PROBLEM TO SOLVE:
Gather up the lines that contain "page".

ENTRIES PROVIDED:
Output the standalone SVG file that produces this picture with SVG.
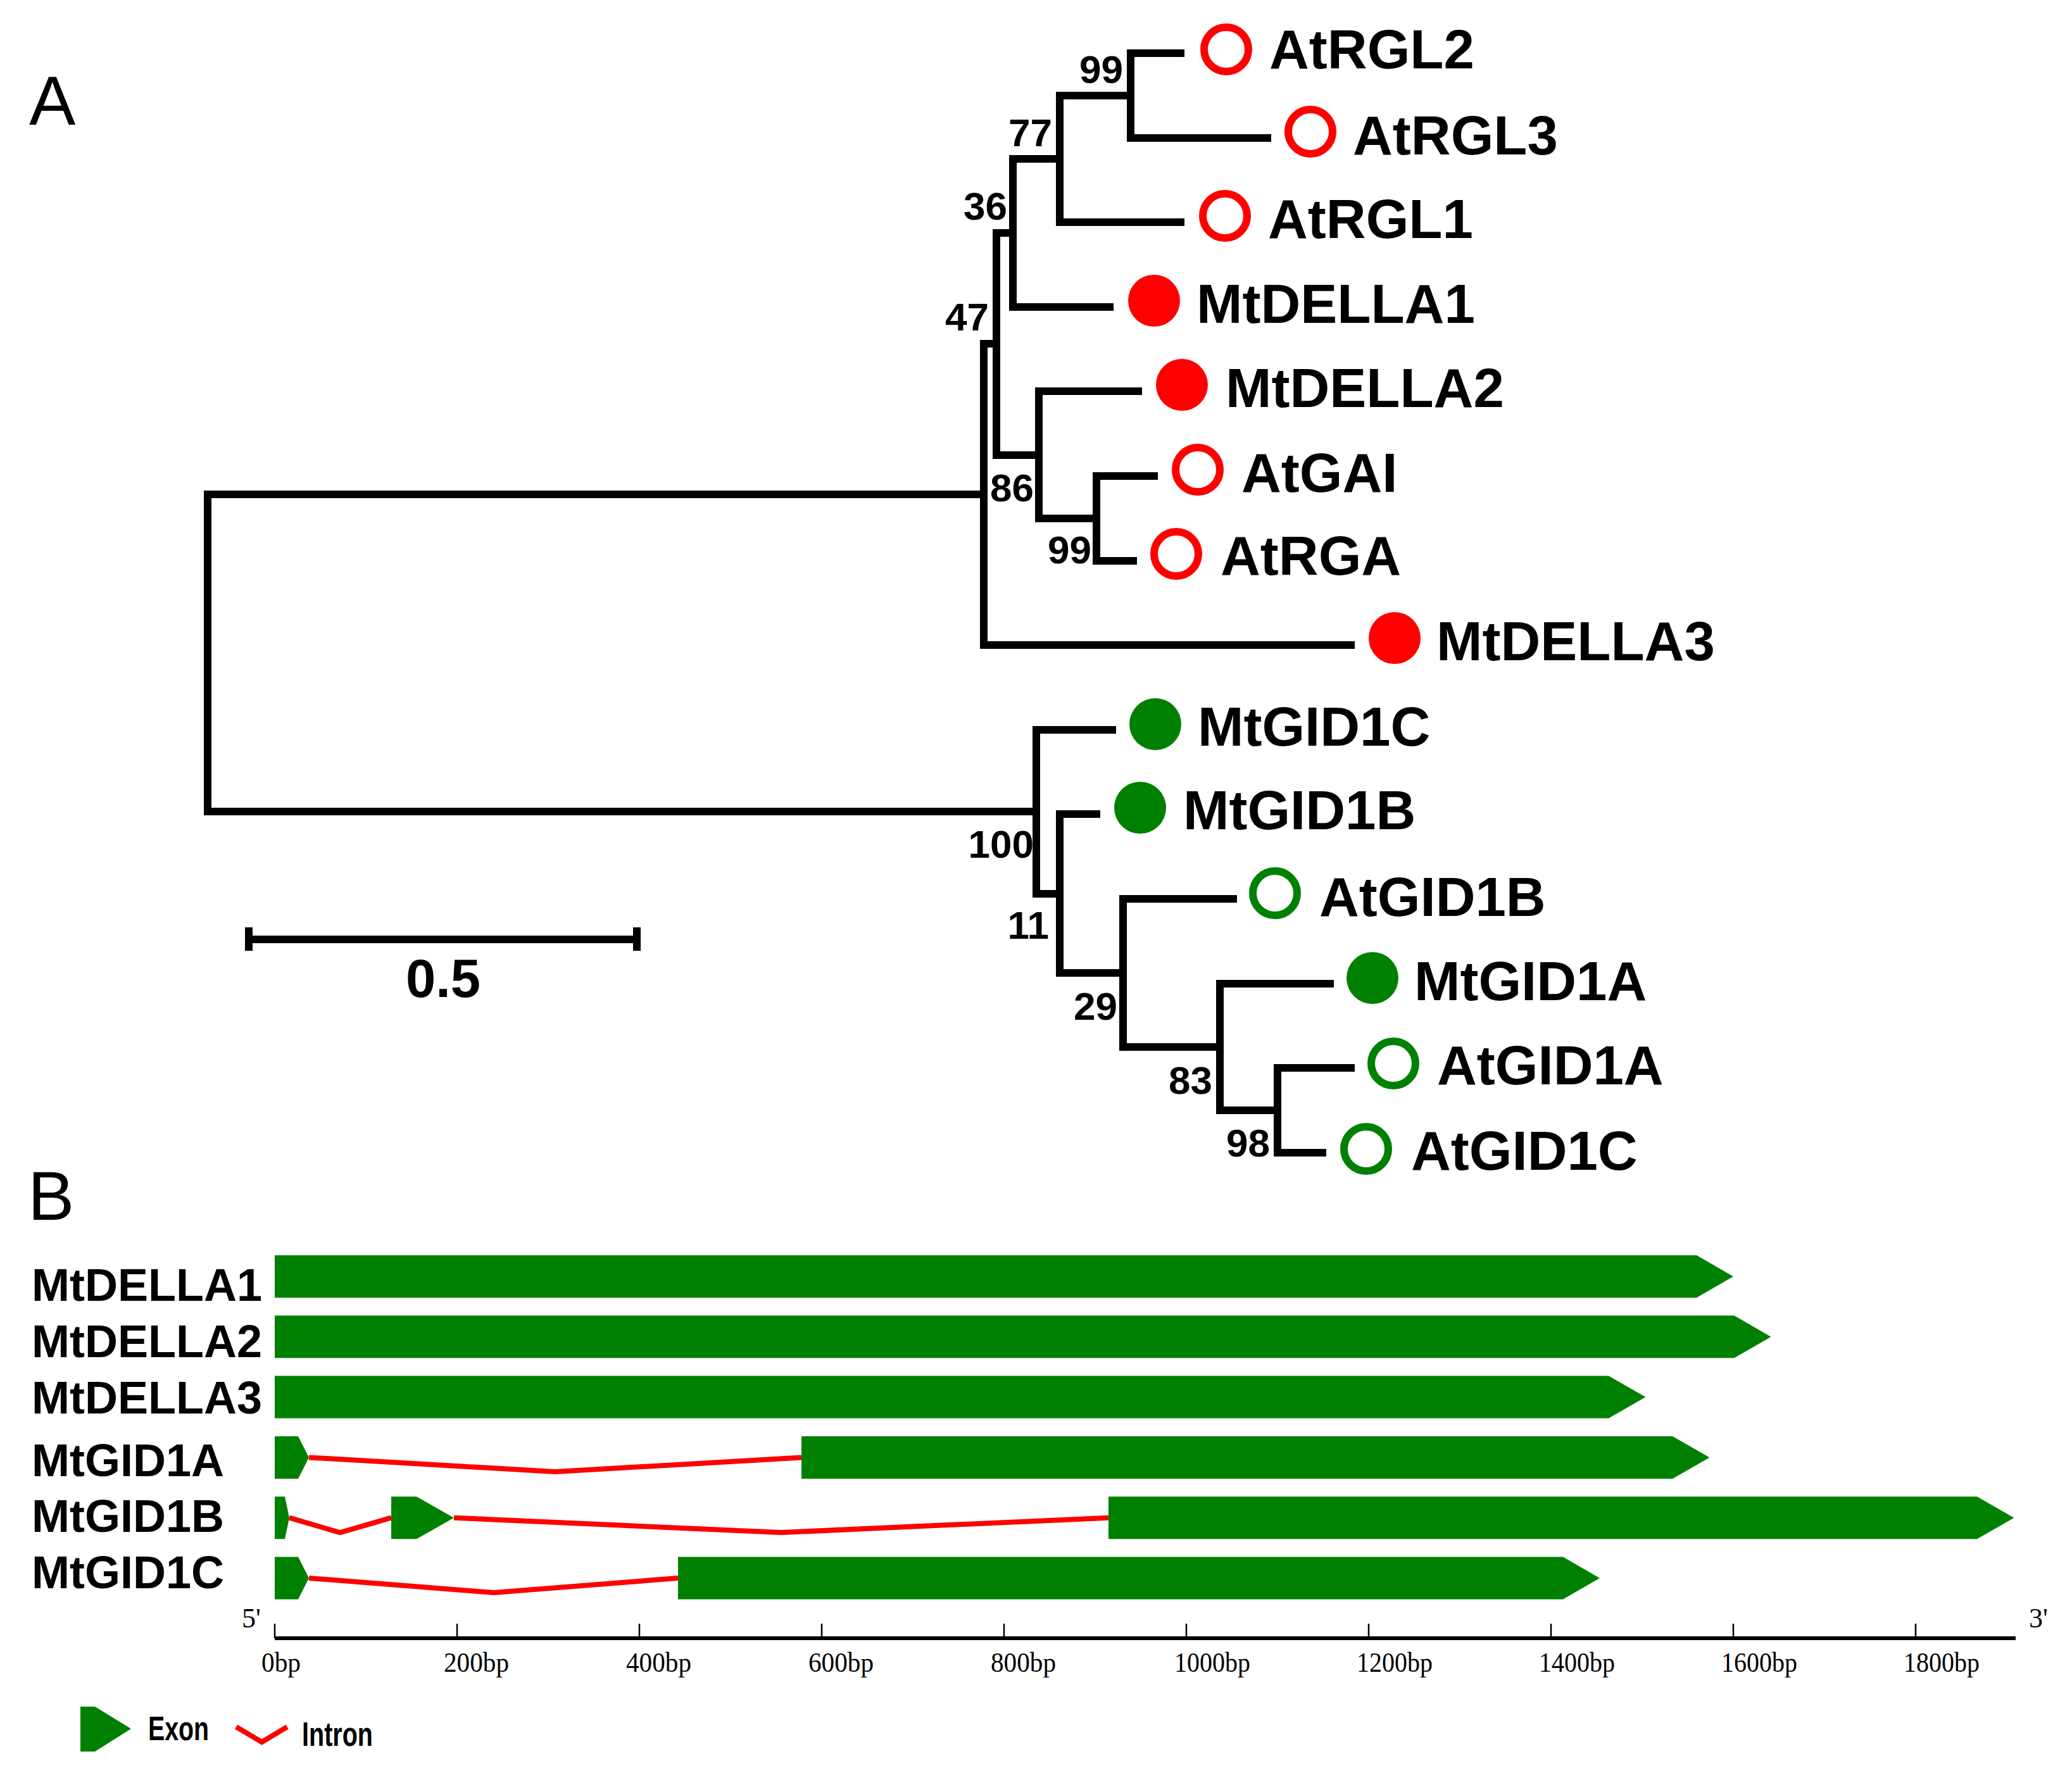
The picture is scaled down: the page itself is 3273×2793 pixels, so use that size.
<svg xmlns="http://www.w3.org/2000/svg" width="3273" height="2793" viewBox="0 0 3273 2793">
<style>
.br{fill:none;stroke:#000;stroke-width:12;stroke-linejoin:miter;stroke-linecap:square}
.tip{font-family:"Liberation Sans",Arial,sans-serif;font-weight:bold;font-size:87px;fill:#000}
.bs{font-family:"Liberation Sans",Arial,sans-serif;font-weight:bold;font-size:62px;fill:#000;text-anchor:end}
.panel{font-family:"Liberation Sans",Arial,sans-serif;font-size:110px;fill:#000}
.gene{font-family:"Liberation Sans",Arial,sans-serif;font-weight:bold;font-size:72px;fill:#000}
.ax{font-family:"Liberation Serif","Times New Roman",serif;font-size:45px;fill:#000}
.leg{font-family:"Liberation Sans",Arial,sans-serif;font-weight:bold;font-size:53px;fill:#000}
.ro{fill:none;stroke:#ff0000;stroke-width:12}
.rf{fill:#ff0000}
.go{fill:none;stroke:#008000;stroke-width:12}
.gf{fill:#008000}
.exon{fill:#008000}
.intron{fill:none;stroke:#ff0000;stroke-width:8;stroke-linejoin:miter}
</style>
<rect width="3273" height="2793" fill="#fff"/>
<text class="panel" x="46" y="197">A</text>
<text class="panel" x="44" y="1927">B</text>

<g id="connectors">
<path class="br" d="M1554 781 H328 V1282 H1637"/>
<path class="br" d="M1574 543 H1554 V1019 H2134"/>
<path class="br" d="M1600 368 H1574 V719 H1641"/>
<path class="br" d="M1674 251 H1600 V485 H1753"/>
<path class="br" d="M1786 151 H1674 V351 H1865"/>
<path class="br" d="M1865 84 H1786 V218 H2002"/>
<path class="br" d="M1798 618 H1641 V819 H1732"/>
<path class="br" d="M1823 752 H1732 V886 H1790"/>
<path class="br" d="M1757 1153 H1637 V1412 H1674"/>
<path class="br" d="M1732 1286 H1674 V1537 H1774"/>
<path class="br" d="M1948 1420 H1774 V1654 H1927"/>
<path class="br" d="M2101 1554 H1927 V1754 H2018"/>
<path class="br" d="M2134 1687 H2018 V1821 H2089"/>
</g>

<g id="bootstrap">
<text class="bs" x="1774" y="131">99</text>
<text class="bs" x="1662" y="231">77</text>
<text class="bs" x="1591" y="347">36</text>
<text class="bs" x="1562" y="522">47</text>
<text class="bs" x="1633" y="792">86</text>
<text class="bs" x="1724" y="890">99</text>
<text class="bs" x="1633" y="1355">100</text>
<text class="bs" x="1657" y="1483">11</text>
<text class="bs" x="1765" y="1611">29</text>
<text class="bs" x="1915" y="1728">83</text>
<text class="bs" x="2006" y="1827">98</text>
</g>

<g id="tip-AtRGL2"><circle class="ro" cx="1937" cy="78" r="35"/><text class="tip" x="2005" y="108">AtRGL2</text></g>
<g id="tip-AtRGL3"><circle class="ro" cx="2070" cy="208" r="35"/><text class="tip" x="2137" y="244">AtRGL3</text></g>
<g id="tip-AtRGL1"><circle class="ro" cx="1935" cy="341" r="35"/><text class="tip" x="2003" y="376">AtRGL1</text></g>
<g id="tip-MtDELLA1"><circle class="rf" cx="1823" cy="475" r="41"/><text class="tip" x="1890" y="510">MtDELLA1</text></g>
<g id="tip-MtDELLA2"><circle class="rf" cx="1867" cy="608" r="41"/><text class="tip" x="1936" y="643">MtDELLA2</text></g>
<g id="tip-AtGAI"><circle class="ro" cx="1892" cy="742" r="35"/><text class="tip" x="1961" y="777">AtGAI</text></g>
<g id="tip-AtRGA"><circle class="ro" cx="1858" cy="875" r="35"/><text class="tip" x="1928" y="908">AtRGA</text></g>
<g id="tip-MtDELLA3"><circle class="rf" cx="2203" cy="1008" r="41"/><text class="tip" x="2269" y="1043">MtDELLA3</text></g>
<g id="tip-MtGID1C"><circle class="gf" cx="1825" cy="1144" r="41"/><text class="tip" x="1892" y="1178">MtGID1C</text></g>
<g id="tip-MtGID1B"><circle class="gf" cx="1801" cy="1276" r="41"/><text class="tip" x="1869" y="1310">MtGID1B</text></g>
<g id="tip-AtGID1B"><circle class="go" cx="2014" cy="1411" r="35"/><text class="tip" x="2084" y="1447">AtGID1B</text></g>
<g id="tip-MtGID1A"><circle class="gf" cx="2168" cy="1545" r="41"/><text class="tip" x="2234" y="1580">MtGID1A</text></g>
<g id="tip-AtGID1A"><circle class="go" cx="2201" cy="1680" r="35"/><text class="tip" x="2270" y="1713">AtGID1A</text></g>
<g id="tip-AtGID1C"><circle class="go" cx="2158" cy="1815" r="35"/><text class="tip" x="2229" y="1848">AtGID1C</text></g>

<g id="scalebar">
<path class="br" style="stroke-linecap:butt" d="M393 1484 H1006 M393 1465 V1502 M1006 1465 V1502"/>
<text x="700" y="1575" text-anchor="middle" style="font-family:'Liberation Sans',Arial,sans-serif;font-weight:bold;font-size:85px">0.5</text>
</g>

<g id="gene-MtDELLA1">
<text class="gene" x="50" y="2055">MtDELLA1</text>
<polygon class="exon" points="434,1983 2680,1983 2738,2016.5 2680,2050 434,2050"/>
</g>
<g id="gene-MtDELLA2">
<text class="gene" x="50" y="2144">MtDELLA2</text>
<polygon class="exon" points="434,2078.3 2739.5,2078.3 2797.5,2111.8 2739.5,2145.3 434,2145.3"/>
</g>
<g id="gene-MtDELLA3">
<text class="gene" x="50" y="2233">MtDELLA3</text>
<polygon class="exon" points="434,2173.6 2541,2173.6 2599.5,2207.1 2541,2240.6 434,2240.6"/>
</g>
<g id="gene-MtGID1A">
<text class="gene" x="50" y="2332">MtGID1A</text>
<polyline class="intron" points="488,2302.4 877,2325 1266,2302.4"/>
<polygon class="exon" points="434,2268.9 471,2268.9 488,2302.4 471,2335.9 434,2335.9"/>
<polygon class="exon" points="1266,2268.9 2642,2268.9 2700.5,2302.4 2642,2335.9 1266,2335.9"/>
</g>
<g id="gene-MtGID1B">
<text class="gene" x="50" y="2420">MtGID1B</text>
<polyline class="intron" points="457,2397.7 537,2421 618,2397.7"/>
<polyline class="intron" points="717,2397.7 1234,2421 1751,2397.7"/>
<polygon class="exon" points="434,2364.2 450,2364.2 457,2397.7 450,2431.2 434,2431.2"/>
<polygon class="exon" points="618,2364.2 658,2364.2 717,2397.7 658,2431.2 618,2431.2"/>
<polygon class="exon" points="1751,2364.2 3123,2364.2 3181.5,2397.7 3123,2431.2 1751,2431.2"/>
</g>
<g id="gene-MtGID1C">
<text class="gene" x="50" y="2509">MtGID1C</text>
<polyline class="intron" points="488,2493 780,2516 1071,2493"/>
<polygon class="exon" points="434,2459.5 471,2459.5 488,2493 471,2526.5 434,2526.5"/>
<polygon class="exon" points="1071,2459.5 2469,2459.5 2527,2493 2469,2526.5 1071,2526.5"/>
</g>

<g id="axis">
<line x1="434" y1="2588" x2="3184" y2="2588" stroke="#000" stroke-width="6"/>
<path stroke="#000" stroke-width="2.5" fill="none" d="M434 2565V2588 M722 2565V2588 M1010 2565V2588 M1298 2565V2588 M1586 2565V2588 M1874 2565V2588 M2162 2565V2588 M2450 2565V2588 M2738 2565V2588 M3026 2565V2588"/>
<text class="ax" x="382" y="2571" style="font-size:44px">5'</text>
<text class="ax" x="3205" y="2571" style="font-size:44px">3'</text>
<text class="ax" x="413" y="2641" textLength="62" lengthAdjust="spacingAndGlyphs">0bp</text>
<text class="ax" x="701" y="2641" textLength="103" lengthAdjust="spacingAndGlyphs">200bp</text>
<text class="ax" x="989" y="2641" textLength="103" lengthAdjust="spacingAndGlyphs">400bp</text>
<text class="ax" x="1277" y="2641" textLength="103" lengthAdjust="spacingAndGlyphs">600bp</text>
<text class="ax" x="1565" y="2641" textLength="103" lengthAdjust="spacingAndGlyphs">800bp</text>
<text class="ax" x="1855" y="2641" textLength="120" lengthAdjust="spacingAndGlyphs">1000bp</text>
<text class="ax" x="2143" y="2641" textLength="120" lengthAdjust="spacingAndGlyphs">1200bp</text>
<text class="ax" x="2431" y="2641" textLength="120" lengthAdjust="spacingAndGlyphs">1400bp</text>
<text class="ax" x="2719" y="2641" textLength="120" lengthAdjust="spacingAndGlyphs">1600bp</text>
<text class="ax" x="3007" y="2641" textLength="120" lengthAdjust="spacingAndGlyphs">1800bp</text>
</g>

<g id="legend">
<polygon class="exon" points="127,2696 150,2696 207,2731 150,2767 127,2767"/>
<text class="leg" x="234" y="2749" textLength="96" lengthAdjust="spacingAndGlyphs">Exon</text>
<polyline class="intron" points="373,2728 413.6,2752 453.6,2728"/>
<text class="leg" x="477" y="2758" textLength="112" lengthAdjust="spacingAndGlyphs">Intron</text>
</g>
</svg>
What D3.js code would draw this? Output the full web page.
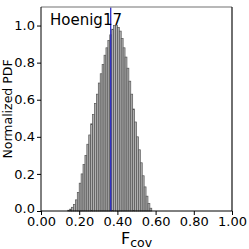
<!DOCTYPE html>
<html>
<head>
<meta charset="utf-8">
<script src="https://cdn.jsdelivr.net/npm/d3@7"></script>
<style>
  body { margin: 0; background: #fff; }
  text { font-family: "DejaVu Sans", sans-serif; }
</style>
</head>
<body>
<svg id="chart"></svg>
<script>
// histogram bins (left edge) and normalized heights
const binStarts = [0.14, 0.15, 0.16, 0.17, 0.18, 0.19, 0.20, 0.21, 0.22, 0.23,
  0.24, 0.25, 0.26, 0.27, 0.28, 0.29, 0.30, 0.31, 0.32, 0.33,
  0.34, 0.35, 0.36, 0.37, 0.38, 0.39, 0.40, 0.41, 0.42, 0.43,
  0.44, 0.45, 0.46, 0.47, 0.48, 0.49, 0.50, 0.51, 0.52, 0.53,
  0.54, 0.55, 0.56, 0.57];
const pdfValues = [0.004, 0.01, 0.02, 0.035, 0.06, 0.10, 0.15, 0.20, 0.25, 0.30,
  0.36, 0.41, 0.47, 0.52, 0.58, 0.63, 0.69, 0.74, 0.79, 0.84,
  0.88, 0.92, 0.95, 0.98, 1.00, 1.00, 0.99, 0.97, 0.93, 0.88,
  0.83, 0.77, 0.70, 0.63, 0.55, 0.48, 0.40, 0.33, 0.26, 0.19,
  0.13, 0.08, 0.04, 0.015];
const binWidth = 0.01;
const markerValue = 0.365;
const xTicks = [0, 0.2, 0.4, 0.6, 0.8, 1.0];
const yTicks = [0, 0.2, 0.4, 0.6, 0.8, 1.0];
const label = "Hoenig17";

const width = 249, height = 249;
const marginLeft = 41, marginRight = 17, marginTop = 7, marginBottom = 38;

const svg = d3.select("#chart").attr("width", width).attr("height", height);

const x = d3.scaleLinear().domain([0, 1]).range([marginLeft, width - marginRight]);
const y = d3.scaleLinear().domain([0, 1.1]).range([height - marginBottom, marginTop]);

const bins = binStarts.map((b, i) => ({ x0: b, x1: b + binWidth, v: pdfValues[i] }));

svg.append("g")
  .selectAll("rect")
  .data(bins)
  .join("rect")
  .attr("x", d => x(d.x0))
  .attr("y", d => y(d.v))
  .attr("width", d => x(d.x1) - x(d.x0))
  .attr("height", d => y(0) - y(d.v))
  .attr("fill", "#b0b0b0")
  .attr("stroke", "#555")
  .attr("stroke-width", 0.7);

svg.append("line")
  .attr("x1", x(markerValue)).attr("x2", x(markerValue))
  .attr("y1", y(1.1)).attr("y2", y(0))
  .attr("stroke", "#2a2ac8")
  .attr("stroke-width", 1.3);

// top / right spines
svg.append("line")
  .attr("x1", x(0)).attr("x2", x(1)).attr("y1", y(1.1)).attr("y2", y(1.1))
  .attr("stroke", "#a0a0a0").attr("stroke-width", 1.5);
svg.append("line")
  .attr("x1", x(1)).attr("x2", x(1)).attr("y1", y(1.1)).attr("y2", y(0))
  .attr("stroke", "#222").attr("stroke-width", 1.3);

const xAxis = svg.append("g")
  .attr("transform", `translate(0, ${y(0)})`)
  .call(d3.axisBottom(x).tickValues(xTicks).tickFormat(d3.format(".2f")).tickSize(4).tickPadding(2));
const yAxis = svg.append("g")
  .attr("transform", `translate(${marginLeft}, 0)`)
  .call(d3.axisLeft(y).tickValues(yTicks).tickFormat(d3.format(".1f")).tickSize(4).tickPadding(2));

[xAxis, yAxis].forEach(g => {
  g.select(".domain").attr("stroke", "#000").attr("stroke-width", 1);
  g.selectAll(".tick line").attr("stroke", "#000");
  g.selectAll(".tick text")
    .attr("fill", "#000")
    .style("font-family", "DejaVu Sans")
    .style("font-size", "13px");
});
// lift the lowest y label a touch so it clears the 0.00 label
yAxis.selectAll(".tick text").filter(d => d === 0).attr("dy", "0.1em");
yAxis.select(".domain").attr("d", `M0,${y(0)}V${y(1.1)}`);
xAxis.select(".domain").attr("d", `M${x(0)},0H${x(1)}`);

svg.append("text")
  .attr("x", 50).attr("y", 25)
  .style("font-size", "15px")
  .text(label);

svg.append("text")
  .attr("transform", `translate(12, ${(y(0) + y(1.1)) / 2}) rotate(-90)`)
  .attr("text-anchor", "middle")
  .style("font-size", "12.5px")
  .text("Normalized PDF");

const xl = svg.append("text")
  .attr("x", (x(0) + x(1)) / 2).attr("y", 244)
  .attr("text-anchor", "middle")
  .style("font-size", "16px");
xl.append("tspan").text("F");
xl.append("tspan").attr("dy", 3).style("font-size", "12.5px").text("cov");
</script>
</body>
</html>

EXPECTED ANSWER:
The picture is scaled down: the page itself is 3273×2793 pixels, so use that size.
What D3.js code would draw this? Output the full web page.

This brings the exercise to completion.